45 It follows that that provision requires the competent authority to catalogue and assess all aspects of a plan or project that might affect the conservation objectives of the protected site before granting the development consent at issue."
"41. The process envisaged by article 6(3) should not be over-complicated. As Richards LJ points out, in cases where it is not obvious, the competent authority will consider whether the "trigger" for appropriate assessment is met (and see paras 41-43 of Waddenzee). But this informal threshold decision is not to be confused with a formal "screening opinion" in the EIA sense. The operative words are those of the Habitats Directive itself. All that is required is that, in a case where the authority has found there to be a risk of significant adverse effects to a protected site, there should be an "appropriate assessment". "Appropriate" is not a technical term. It indicates no more than that the assessment should be appropriate to the task in hand: that task being to satisfy the responsible authority that the project "will not adversely affect the integrity of the site concerned" taking account of the matters set in the article. As the court itself indicated in Waddenzee the context implies a high standard of investigation. However, as Advocate General Kokott said in Waddenzee [2005] All ER (EC) 353, para 107:
"the necessary certainty cannot be construed as meaning absolute certainty since that is almost impossible to attain. Instead, it is clear from the second sentence of article 6(3) of the Habitats Directive that the competent authorities must take a decision having assessed all the relevant information which is set out in particular in the appropriate assessment. The conclusion of this assessment is, of necessity, subjective in nature. Therefore, the competent authorities can, from their point of view, be certain that there will be no adverse effects even though, from an objective point of view, there is no absolute certainty."
In short, no special procedure is prescribed, and, while a high standard of investigation is demanded, the issue ultimately rests on the judgment of the authority."
Conclusions
"I am not satisfied that there is any error of law in a decision maker making changes to drafts of an HRA before production of the final version. I accept the IP submissions which demonstrate, by reference to the documents in question, that the HRAs for Chislet and Hoplands Farm differed in relevant respects in relation to mitigation proposals, thereby accounting for NE's different approach to both (e.g. to the Emergency Plan and Construction Management Plan)".

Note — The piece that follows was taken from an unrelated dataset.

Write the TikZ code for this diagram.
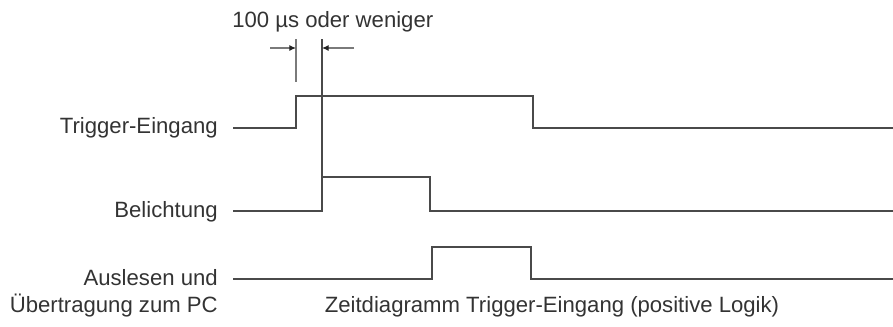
\documentclass[tikz,border=0pt]{standalone}
\usepackage{fontspec}
\setmainfont{Liberation Sans}
\usetikzlibrary{arrows.meta}
\definecolor{ink}{HTML}{333333}
\definecolor{wire}{HTML}{4A4A4A}
\definecolor{dimc}{HTML}{7A7A7A}
\definecolor{tipc}{HTML}{222222}
\begin{document}
\begin{tikzpicture}[x=0.75pt,y=-0.75pt,
  lbl/.style={font=\fontsize{16.6}{19}\selectfont, text=ink, inner sep=0pt},
  wave/.style={draw=wire, line width=0.9pt, line join=miter},
  dimline/.style={draw=dimc, line width=0.8pt},
  dimarrow/.style={draw=dimc, line width=0.8pt, -{Latex[length=5pt,width=4.5pt,color=tipc]}}]
\useasboundingbox (0,0) rectangle (893,326);
% labels
\node[lbl, anchor=base east] (ltrig) at (218,133) {Trigger-Eingang};
\node[lbl, anchor=base east] (lbel) at (218,217) {Belichtung};
\node[lbl, anchor=base east] (laus) at (218,285) {Auslesen und};
\node[lbl, anchor=base east] (lueb) at (218,312) {Übertragung zum PC};
\node[lbl, anchor=base] (cap) at (552,312) {Zeitdiagramm Trigger-Eingang (positive Logik)};
\node[lbl, anchor=base west] (dimtxt) at (232,27) {100 µs oder weniger};
% trigger waveform
\coordinate (t0) at (233,128);
\coordinate (t1) at (296,128);
\coordinate (t2) at (296,96);
\coordinate (t3) at (533,96);
\coordinate (t4) at (533,128);
\coordinate (t5) at (893,128);
\draw[wave] (t0) -- (t1) -- (t2) -- (t3) -- (t4) -- (t5);
% exposure waveform
\coordinate (b0) at (233,211);
\coordinate (b1) at (322,211);
\coordinate (b2) at (322,177);
\coordinate (b3) at (430,177);
\coordinate (b4) at (430,211);
\coordinate (b5) at (893,211);
\draw[wave] (b0) -- (b1) -- (b2) -- (b3) -- (b4) -- (b5);
% readout waveform
\coordinate (r0) at (233,279);
\coordinate (r1) at (432,279);
\coordinate (r2) at (432,247);
\coordinate (r3) at (531,247);
\coordinate (r4) at (531,279);
\coordinate (r5) at (893,279);
\draw[wave] (r0) -- (r1) -- (r2) -- (r3) -- (r4) -- (r5);
% dimension
\coordinate (e1top) at (296,39);
\coordinate (e1bot) at (296,82);
\coordinate (e2top) at (322,39);
\draw[dimline] (e1top) -- (e1bot);
\draw[wave] (e2top) -- (b2);
\coordinate (al) at (270,48);
\coordinate (alt) at (296,48);
\coordinate (ar) at (354,48);
\coordinate (art) at (322,48);
\draw[dimarrow] (al) -- (alt);
\draw[dimarrow] (ar) -- (art);
\end{tikzpicture}
\end{document}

i) On the basis that appropriate contributions to the SAMM Plan were secured, it concurred with the Council's conclusion that the proposed developments would not have an adverse effect on the integrity of the Swale SPA and Ramsar Site or the Thanet Coast and Sandwich Bay SPA and Ramsar Site.
ii) It concurred with the Council's conclusion that the impacts of contaminated surface water runoff, in both the construction and operational phase, could be suitably mitigated using the mitigation measures proposed.
iii) It concurred with the conclusion that the proposed developments would not have an adverse effect on the integrity of the European protected sites.